But even Troyer and Wilson couldn’t top Big Sean. The world-famous rapper jumped onto the screen completely draped in Maize and Blue gear. While the rest of us were staring at the block M on his hat and jacket, Big Sean introduced a recruit from his own hometown: Michael Onwenu. How cool is it that a kid who chose Michigan over MSU got to be introduced by one of the city’s most famous living hometown heroes? Coincidence? Obviously not. It’s just another recruiting tool that Harbaugh can use during future in-state recruiting wars.

9. Quinn Nordin calls in with his family

Quinn Nordin

For months Michigan fans have heard the name Quinn Nordin thrown around on message boards and social media. Even when the four-star kicker (that’s right, a four-star kicker!) was committed to Penn State, it was almost a given that he would end up donning the Maize and Blue.

On Wednesday, just hours after making his decision official, Nordin joined the Signing of the Stars on screen with his entire family to introduce himself to the Michigan faithful. This marked the end of the recruiting journey that gave us round one of Harbaugh vs. James Franklin and the unforgettable post-dead-period sleepover.

Jim Harbaugh wanted this kicker, so Jim Harbaugh got this kicker. Boot ’em straight, Quinn.

8. Denard Robinson and Jake Rudock team up on stage

Denard Robinson and Jake Rudock

Harbaugh brought a whole host of former Michigan players to participate on Wednesday, but no duo better captured the moment that former quarterbacks Robinson and Rudock.

Denard Robinson, who played in one of the most all-around disappointing eras in Michigan football history, made the Wolverines watchable during his four years on the field. The hyper-athletic, just-go-out-and-play makeup of Robinson made him an easy player to root for and endeared him to a fanbase that hasn’t seen many dual threat quarterbacks.

On Wednesday, Robinson took the podium with a player who, not unlike himself, helped carry an offense that would’ve otherwise been mediocre (or completely lost, in Robinson’s case) without him. Rudock only spent one season with Michigan, but his improvement from Week 1 to the end of the season was so great it can’t be described in a paragraph of socially-acceptable length as the No. 8 ranking in a list.

Robinson kept a reeling football program afloat and Rudock helped steer it back on track. Watching them introduce a whole new group of Michigan men brought the last decade full circle.

7. “Who’s got it better than us?”

Harbaugh %22Go Blue%22

In his short 13 months in Ann Arbor, Harbaugh has offered no end of quirky quotes. He told us that artificial sweeteners are not, in fact, safe. And that he would run for president of the United States with Wale as his partner. He even revealed that worms with machine guns (assuming they are loaded) would no longer be afraid of birds.

All of those comments are just Harbaugh-isms. You can’t hope to understand them, you can only bask in their pure glory and absurdity. But when Harbaugh asks, “Who’s got it better than us?” he’s in a really, really good mood.

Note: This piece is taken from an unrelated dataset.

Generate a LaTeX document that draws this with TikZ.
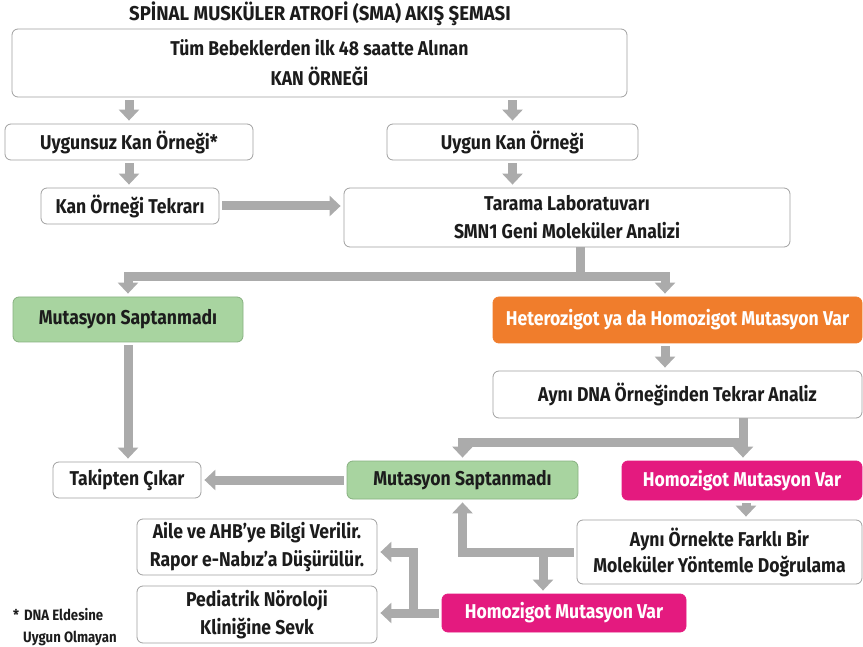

That was the case on Wednesday as he stood in front of some 3,000 Michigan die-hards and asked his favorite question. The responding “Nooooooobody!” echoed around Hill Auditorium as one of the country’s top recruiting class fell into place.

It’s only been 13 months, but Harbaugh’s already got his trademark punchline. Luckily, Michigan Nation loves it.

6. Ric Flair reveals his deep Michigan loyalty

Ric Flair

The whole bizarre, out-of-nowhere professional wrestling fascination evolving from Harbaugh’s declaration that he would love to have Wrestle Mania in the Big House hit a peak Wednesday when Ric Flair professed his love for the University of Michigan.

Flair got the crowd fired up as only he could, yelling about Michigan football and releasing one of his trademark “WOOO”s after saying he’d never wanted to leave Ann Arbor. But his best quote of the speech, and one of the funniest moments of the event, came near the end of his time on stage.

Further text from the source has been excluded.